We are seeking a highly skilled Senior Data Engineer to join our team. This position involves working on a groundbreaking project that enables the discovery, access, processing, publication, and sharing of biomedical data. The objective is to generate insights for secondary use and to integrate both clinical and non-clinical data (Real-World Data, RWD) using the EDIS end-to-end engine. The ideal candidate will possess a strong background in ETL processes, data modeling, and cloud technologies, particularly within the AWS ecosystem.
Senior AWS Data Engineer
Your responsibilities
- Develop and enhance Data Warehouse solutions.
- Design and implement ETL processes to ensure efficient data flow and storage.
- Maintain and optimize data pipelines using various cloud technologies.
- Collaborate with cross-functional teams to integrate and process biomedical data.
- Conduct performance analysis, troubleshooting, and remediation of data-related issues.
- Ensure data quality and adherence to architectural standards.
- Utilize best practices in data architecture, including data modeling, metadata management, and workflow management.
Our requirements
- 4+ years in programming with a focus on data pipelines using Python or R.
- 4+ years of experience working with SQL and relational databases.
- 3+ years in maintaining data pipelines and handling various data types (structured, unstructured, metrics, logs).
- 3+ years of experience in data architecture concepts, including ETL/ELT processes, real-time streaming, and data quality.
- 3+ years of experience with cloud technologies and data pipeline solutions such as Airflow, Glue, and Dataflow.

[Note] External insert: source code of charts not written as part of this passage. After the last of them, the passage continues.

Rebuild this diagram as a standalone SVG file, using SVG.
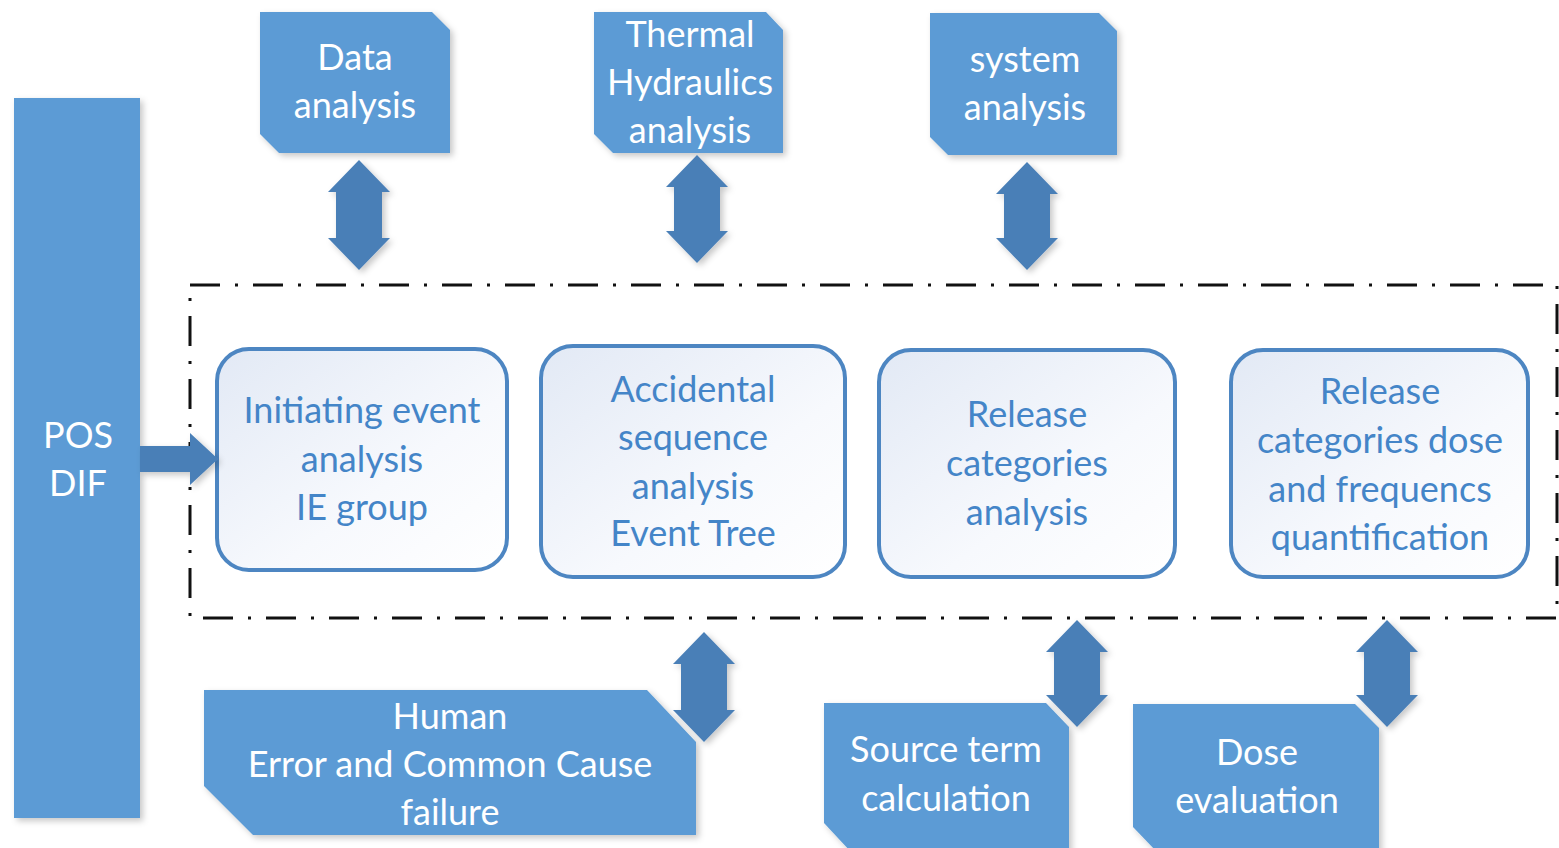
<svg xmlns="http://www.w3.org/2000/svg" width="1559" height="848" viewBox="0 0 1559 848">
<defs>
<linearGradient id="pane" x1="0" y1="0" x2="1" y2="1">
<stop offset="0" stop-color="#e2e9f5"/>
<stop offset="0.6" stop-color="#f7f9fd"/>
<stop offset="1" stop-color="#ffffff"/>
</linearGradient>
<filter id="sh" x="-10%" y="-10%" width="125%" height="125%">
<feDropShadow dx="3" dy="3" stdDeviation="3" flood-color="#000" flood-opacity="0.22"/>
</filter>
</defs>
<style>
.blk{fill:#5b9bd5;filter:url(#sh)}
.arr{fill:#4a7fb7;filter:url(#sh)}
.pane{fill:url(#pane);stroke:#4d86c2;stroke-width:4}
.wt{font-family:Lato,"Liberation Sans",sans-serif;font-size:36px;fill:#ffffff;text-anchor:middle}
.bt{font-family:Lato,"Liberation Sans",sans-serif;font-size:36px;fill:#4485c8;text-anchor:middle}
.frame{fill:none;stroke:#111;stroke-width:3;stroke-dasharray:30 15 3 15}
</style>
<rect class="frame" x="190" y="285" width="1367" height="333"/>
<g id="pos-dif">
<rect class="blk" x="14" y="98" width="126" height="720"/>
<text class="wt" x="78" y="448">POS</text>
<text class="wt" x="78" y="496">DIF</text>
</g>
<g id="data-analysis">
<path class="blk" d="M260 12 L432 12 L450 30 L450 153 L279 153 L260 134 Z"/>
<text class="wt" x="355" y="70">Data</text>
<text class="wt" x="355" y="118">analysis</text>
</g>
<g id="thermal">
<path class="blk" d="M594 12 L766 12 L783 30 L783 153 L613 153 L594 134 Z"/>
<text class="wt" x="690" y="47">Thermal</text>
<text class="wt" x="690" y="95">Hydraulics</text>
<text class="wt" x="690" y="143">analysis</text>
</g>
<g id="system-analysis">
<path class="blk" d="M930 13 L1099 13 L1117 31 L1117 155 L948 155 L930 137 Z"/>
<text class="wt" x="1025" y="72">system</text>
<text class="wt" x="1025" y="120">analysis</text>
</g>
<g id="initiating">
<rect class="pane" x="217" y="349" width="290" height="221" rx="32"/>
<text class="bt" x="362" y="423">Initiating event</text>
<text class="bt" x="362" y="472">analysis</text>
<text class="bt" x="362" y="520">IE group</text>
</g>
<g id="accidental">
<rect class="pane" x="541" y="346" width="304" height="231" rx="32"/>
<text class="bt" x="693" y="402">Accidental</text>
<text class="bt" x="693" y="450">sequence</text>
<text class="bt" x="693" y="499">analysis</text>
<text class="bt" x="693" y="546">Event Tree</text>
</g>
<g id="release-analysis">
<rect class="pane" x="879" y="350" width="296" height="227" rx="32"/>
<text class="bt" x="1027" y="427">Release</text>
<text class="bt" x="1027" y="476">categories</text>
<text class="bt" x="1027" y="525">analysis</text>
</g>
<g id="release-dose">
<rect class="pane" x="1231" y="350" width="297" height="227" rx="32"/>
<text class="bt" x="1380" y="404">Release</text>
<text class="bt" x="1380" y="453">categories dose</text>
<text class="bt" x="1380" y="502">and frequencs</text>
<text class="bt" x="1380" y="550">quantification</text>
</g>
<g id="human-error">
<path class="blk" d="M204 690 L647 690 L696 742 L696 835 L253 835 L204 786 Z"/>
<text class="wt" x="450" y="729">Human</text>
<text class="wt" x="450" y="777">Error and Common Cause</text>
<text class="wt" x="450" y="825">failure</text>
</g>
<g id="source-term">
<path class="blk" d="M824 703 L1046 703 L1069 727 L1069 852 L851 852 L824 823 Z"/>
<text class="wt" x="946" y="762">Source term</text>
<text class="wt" x="946" y="811">calculation</text>
</g>
<g id="dose-evaluation">
<path class="blk" d="M1133 704 L1355 704 L1379 728 L1379 852 L1157 852 L1133 827 Z"/>
<text class="wt" x="1257" y="765">Dose</text>
<text class="wt" x="1257" y="813">evaluation</text>
</g>
<g id="connectors">
<path class="arr" d="M140 446 L190 446 L190 433 L218 459 L190 485 L190 472 L140 472 Z"/>
<path class="arr" d="M359 160 L390 192 L382 192 L382 238 L390 238 L359 270 L328 238 L336 238 L336 192 L328 192 Z"/>
<path class="arr" d="M697 155 L728 187 L720 187 L720 231 L728 231 L697 263 L666 231 L674 231 L674 187 L666 187 Z"/>
<path class="arr" d="M1027 162 L1058 194 L1050 194 L1050 238 L1058 238 L1027 270 L996 238 L1004 238 L1004 194 L996 194 Z"/>
<path class="arr" d="M704 632 L735 664 L727 664 L727 710 L735 710 L704 742 L673 710 L681 710 L681 664 L673 664 Z"/>
<path class="arr" d="M1077 620 L1108 652 L1100 652 L1100 695 L1108 695 L1077 727 L1046 695 L1054 695 L1054 652 L1046 652 Z"/>
<path class="arr" d="M1387 620 L1418 652 L1410 652 L1410 695 L1418 695 L1387 727 L1356 695 L1364 695 L1364 652 L1356 652 Z"/>
</g>
</svg>
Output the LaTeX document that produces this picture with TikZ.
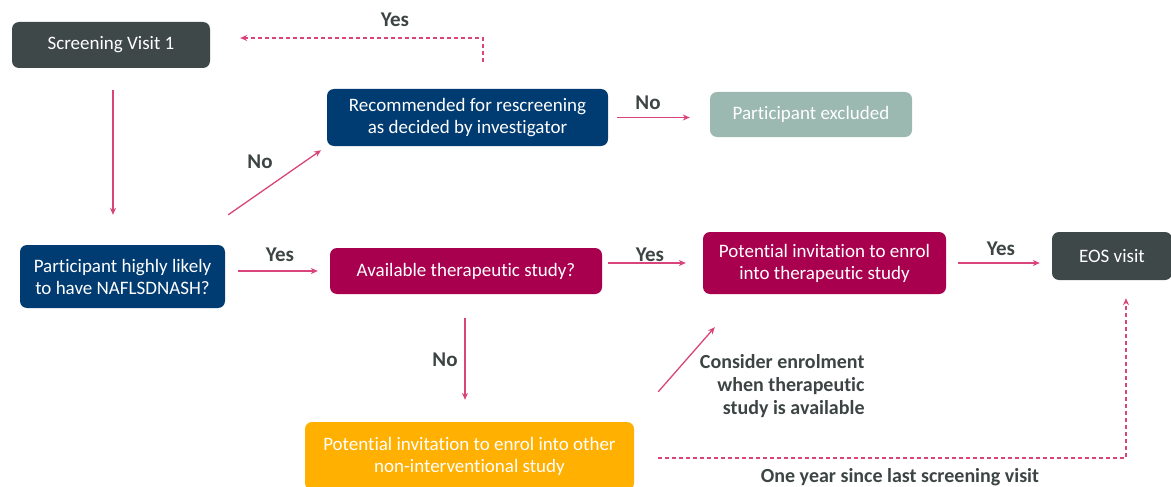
\documentclass[tikz,border=0pt]{standalone}
\usepackage{fontspec}
\setmainfont{Carlito}[Ligatures=NoCommon]
\usetikzlibrary{arrows.meta}
\usetikzlibrary{positioning}

\definecolor{slate}{HTML}{3F4849}
\definecolor{navy}{HTML}{003B71}
\definecolor{berry}{HTML}{A8004F}
\definecolor{sage}{HTML}{9BB8B1}
\definecolor{amber}{HTML}{FFB000}
\definecolor{rose}{HTML}{D9447A}
\definecolor{ink}{HTML}{3C4444}

\tikzset{
  box/.style={rectangle,rounded corners=7pt,text=white,align=center,inner sep=0pt,font=\fontsize{19}{22}\selectfont},
  flow/.style={rose,line width=1.3pt,-{Stealth[length=7pt,width=6pt]}},
  dashflow/.style={flow,dash pattern=on 4pt off 3pt},
  lbl/.style={text=ink,font=\fontsize{21}{24}\selectfont\bfseries},
  note/.style={text=ink,font=\fontsize{20}{23}\selectfont\bfseries}
}

\begin{document}
\begin{tikzpicture}[x=1pt,y=-1pt]
\useasboundingbox (0,0) rectangle (1171,487);

% boxes
\node[box,fill=slate,minimum width=198pt,minimum height=46pt] (screen) at (111,45) {Screening Visit 1};
\node[box,fill=navy,minimum width=281pt,minimum height=57pt] (resc) at (467.5,117.5) {Recommended for rescreening\\as decided by investigator};
\node[box,fill=sage,minimum width=202pt,minimum height=45pt] (excl) at (811,114.5) {Participant excluded};
\node[box,fill=navy,minimum width=205pt,minimum height=63pt] (part) at (122.5,276.5) {Participant highly likely\\to have NAFLSDNASH?};
\node[box,fill=berry,minimum width=272pt,minimum height=46pt] (avail) at (466,271) {Available therapeutic study?};
\node[box,fill=berry,minimum width=243pt,minimum height=62pt] (pot) at (824.5,263) {Potential invitation to enrol\\into therapeutic study};
\node[box,fill=slate,minimum width=120pt,minimum height=48pt] (eos) at (1112,256) {EOS visit};
\node[box,fill=amber,minimum width=329pt,minimum height=68pt] (orng) at (469.5,456) {Potential invitation to enrol into other\\non-interventional study};

% free ends
\coordinate (yesbend) at (483,38);
\coordinate (yearbend) at (1126,458);
\coordinate (ps) at ([xshift=3pt,yshift=30pt]part.north east);
\coordinate (cs) at ([xshift=24pt,yshift=30pt]orng.north east);
\coordinate (ce) at ([xshift=12pt,yshift=-33pt]pot.south west);

% connectors
\draw[flow,shorten <=22pt,shorten >=30pt] (screen.south -| 113,0) -- (part.north -| 113,0);
\draw[flow,shorten >=7pt] (ps) -- (resc.south west);
\draw[dashflow,shorten <=27pt,shorten >=30pt] (resc.north -| yesbend) -- (yesbend) -- (yesbend -| screen.east);
\draw[flow,shorten <=9pt,shorten >=20pt] (resc.east) -- (resc.east -| excl.west);
\draw[flow,shorten <=13pt,shorten >=12pt] (part.east |- avail) -- (avail.west);
\draw[flow,shorten <=6pt,shorten >=17pt] (avail.east |- pot) -- (pot.west);
\draw[flow,shorten <=12pt,shorten >=12pt] (pot.east) -- (pot.east -| eos.west);
\draw[flow,shorten <=24pt,shorten >=22pt] (avail.south -| 465,0) -- (orng.north -| 465,0);
\draw[flow] (cs) -- (ce);
\draw[dashflow,shorten <=24pt,shorten >=18pt] (orng.east |- yearbend) -- (yearbend) -- (yearbend |- eos.south);

% labels
\node[lbl] (l1) at (395,20) {Yes};
\node[lbl] (l2) at (260,162) {No};
\node[lbl] (l3) at (648,103) {No};
\node[lbl] (l4) at (280,255) {Yes};
\node[lbl] (l5) at (650,255) {Yes};
\node[lbl] (l6) at (1001,249) {Yes};
\node[lbl] (l7) at (445,360) {No};
\node[note,align=right,anchor=east] (n1) at (868,386) {Consider enrolment\\when therapeutic\\study is available};
\node[note] (n2) at (900,477) {One year since last screening visit};
\end{tikzpicture}
\end{document}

- Proficiency in AWS components such as S3, Redshift, DocumentDB, and DynamoDB.
- Familiarity with different storage solutions (filesystem, relational, MPP, NoSQL).
- Basic knowledge of Java and/or Scala (1+ years).
- Strong understanding of data serialization languages like JSON, XML, and YAML.
- Proficient in using Git, Gitflow, and DevOps tools (Docker, Bamboo, Jenkins, Terraform).
- Excellent knowledge of Unix and its environment.
- Experience with pharmaceutical data formats (SDTM).